◆ YOUR OBJECTIVE:
Can you transcribe every line exactly and leave the pictures behind?

* * * *

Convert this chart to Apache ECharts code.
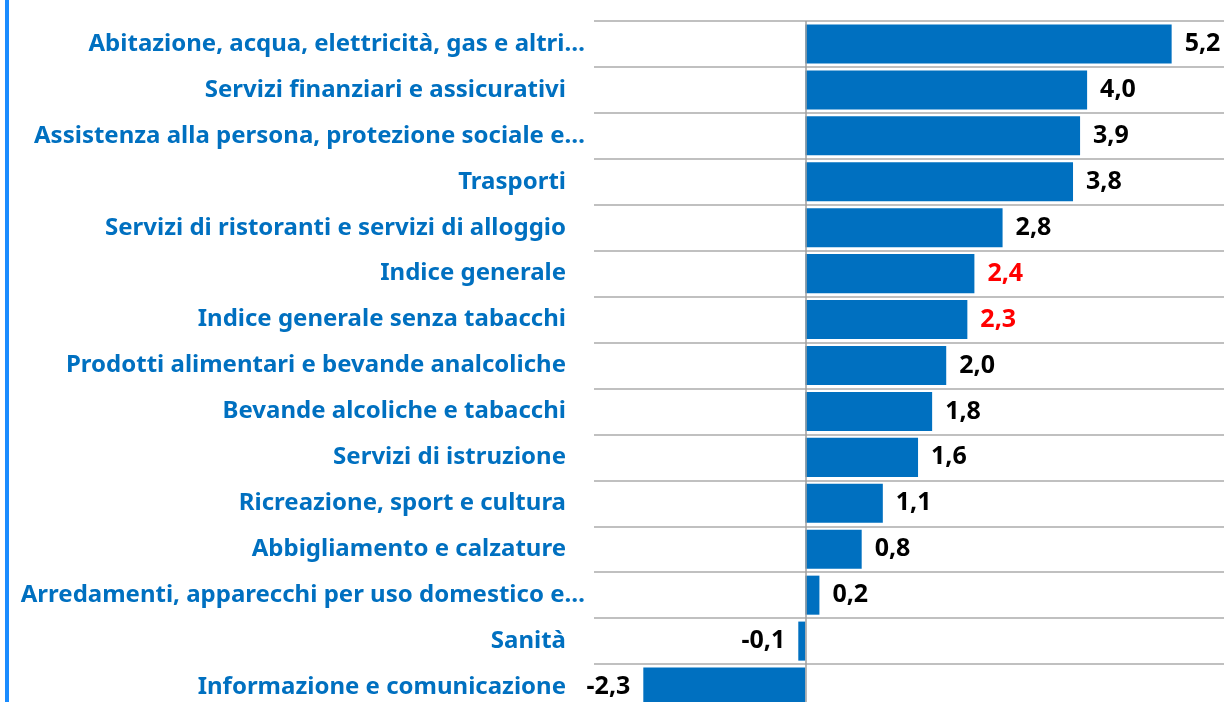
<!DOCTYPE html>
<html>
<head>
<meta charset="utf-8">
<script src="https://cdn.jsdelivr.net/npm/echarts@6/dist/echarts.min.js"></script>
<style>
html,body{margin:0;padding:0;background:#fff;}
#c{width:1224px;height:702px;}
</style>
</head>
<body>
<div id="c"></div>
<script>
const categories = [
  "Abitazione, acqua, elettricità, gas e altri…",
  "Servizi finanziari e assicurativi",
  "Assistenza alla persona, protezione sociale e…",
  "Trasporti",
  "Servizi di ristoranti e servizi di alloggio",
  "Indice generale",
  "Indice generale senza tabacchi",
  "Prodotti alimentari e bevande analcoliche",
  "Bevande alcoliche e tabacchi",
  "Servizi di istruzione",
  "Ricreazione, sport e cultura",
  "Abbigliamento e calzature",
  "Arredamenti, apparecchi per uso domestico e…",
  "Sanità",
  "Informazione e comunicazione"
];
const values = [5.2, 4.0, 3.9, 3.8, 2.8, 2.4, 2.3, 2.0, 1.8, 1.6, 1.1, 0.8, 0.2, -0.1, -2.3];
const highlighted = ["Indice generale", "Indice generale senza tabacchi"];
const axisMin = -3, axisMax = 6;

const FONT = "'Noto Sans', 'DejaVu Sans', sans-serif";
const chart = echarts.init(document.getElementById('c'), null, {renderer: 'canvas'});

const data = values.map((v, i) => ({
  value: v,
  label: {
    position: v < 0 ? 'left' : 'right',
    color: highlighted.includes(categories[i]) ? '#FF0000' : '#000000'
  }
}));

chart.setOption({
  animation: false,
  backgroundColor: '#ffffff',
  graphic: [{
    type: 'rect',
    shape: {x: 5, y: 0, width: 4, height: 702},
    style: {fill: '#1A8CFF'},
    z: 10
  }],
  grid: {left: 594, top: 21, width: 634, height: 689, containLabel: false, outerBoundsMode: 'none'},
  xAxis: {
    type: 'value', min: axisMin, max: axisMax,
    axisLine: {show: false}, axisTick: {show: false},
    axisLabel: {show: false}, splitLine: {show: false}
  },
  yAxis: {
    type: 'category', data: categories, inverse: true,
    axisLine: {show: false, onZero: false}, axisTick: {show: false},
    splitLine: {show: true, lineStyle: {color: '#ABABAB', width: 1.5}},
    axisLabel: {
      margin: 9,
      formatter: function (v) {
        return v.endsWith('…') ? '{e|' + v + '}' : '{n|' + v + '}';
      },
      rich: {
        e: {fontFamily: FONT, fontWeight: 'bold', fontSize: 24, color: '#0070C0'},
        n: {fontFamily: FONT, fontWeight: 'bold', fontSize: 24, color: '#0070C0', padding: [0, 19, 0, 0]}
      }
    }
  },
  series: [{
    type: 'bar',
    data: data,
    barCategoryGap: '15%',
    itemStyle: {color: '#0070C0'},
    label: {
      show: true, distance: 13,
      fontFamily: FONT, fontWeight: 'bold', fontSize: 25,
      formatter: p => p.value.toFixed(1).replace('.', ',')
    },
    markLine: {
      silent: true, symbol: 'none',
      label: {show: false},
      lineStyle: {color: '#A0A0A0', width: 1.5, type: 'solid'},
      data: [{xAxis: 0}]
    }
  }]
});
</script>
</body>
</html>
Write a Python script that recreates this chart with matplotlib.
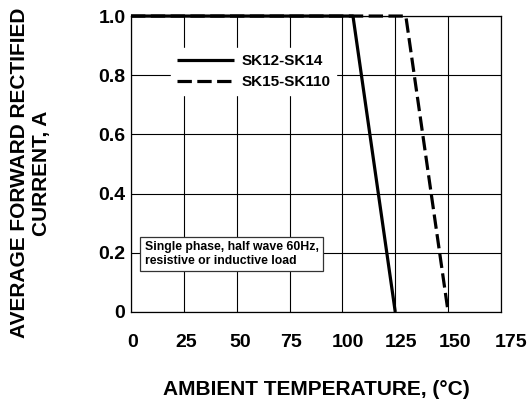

* * * *

◆ TASK SOLUTION:
Convert this chart to Apache ECharts code.
<!DOCTYPE html>
<html>
<head>
<meta charset="utf-8">
<script src="https://cdn.jsdelivr.net/npm/echarts@6/dist/echarts.min.js"></script>
<style>
html,body{margin:0;padding:0;background:#fff;}
#c{width:1224px;height:702px;}
</style>
</head>
<body>
<div id="c"></div>
<script>
const categories = [
  "Abitazione, acqua, elettricità, gas e altri…",
  "Servizi finanziari e assicurativi",
  "Assistenza alla persona, protezione sociale e…",
  "Trasporti",
  "Servizi di ristoranti e servizi di alloggio",
  "Indice generale",
  "Indice generale senza tabacchi",
  "Prodotti alimentari e bevande analcoliche",
  "Bevande alcoliche e tabacchi",
  "Servizi di istruzione",
  "Ricreazione, sport e cultura",
  "Abbigliamento e calzature",
  "Arredamenti, apparecchi per uso domestico e…",
  "Sanità",
  "Informazione e comunicazione"
];
const values = [5.2, 4.0, 3.9, 3.8, 2.8, 2.4, 2.3, 2.0, 1.8, 1.6, 1.1, 0.8, 0.2, -0.1, -2.3];
const highlighted = ["Indice generale", "Indice generale senza tabacchi"];
const axisMin = -3, axisMax = 6;

const FONT = "'Noto Sans', 'DejaVu Sans', sans-serif";
const chart = echarts.init(document.getElementById('c'), null, {renderer: 'canvas'});

const data = values.map((v, i) => ({
  value: v,
  label: {
    position: v < 0 ? 'left' : 'right',
    color: highlighted.includes(categories[i]) ? '#FF0000' : '#000000'
  }
}));

chart.setOption({
  animation: false,
  backgroundColor: '#ffffff',
  graphic: [{
    type: 'rect',
    shape: {x: 5, y: 0, width: 4, height: 702},
    style: {fill: '#1A8CFF'},
    z: 10
  }],
  grid: {left: 594, top: 21, width: 634, height: 689, containLabel: false, outerBoundsMode: 'none'},
  xAxis: {
    type: 'value', min: axisMin, max: axisMax,
    axisLine: {show: false}, axisTick: {show: false},
    axisLabel: {show: false}, splitLine: {show: false}
  },
  yAxis: {
    type: 'category', data: categories, inverse: true,
    axisLine: {show: false, onZero: false}, axisTick: {show: false},
    splitLine: {show: true, lineStyle: {color: '#ABABAB', width: 1.5}},
    axisLabel: {
      margin: 9,
      formatter: function (v) {
        return v.endsWith('…') ? '{e|' + v + '}' : '{n|' + v + '}';
      },
      rich: {
        e: {fontFamily: FONT, fontWeight: 'bold', fontSize: 24, color: '#0070C0'},
        n: {fontFamily: FONT, fontWeight: 'bold', fontSize: 24, color: '#0070C0', padding: [0, 19, 0, 0]}
      }
    }
  },
  series: [{
    type: 'bar',
    data: data,
    barCategoryGap: '15%',
    itemStyle: {color: '#0070C0'},
    label: {
      show: true, distance: 13,
      fontFamily: FONT, fontWeight: 'bold', fontSize: 25,
      formatter: p => p.value.toFixed(1).replace('.', ',')
    },
    markLine: {
      silent: true, symbol: 'none',
      label: {show: false},
      lineStyle: {color: '#A0A0A0', width: 1.5, type: 'solid'},
      data: [{xAxis: 0}]
    }
  }]
});
</script>
</body>
</html>
Write a Python script that recreates this chart with matplotlib.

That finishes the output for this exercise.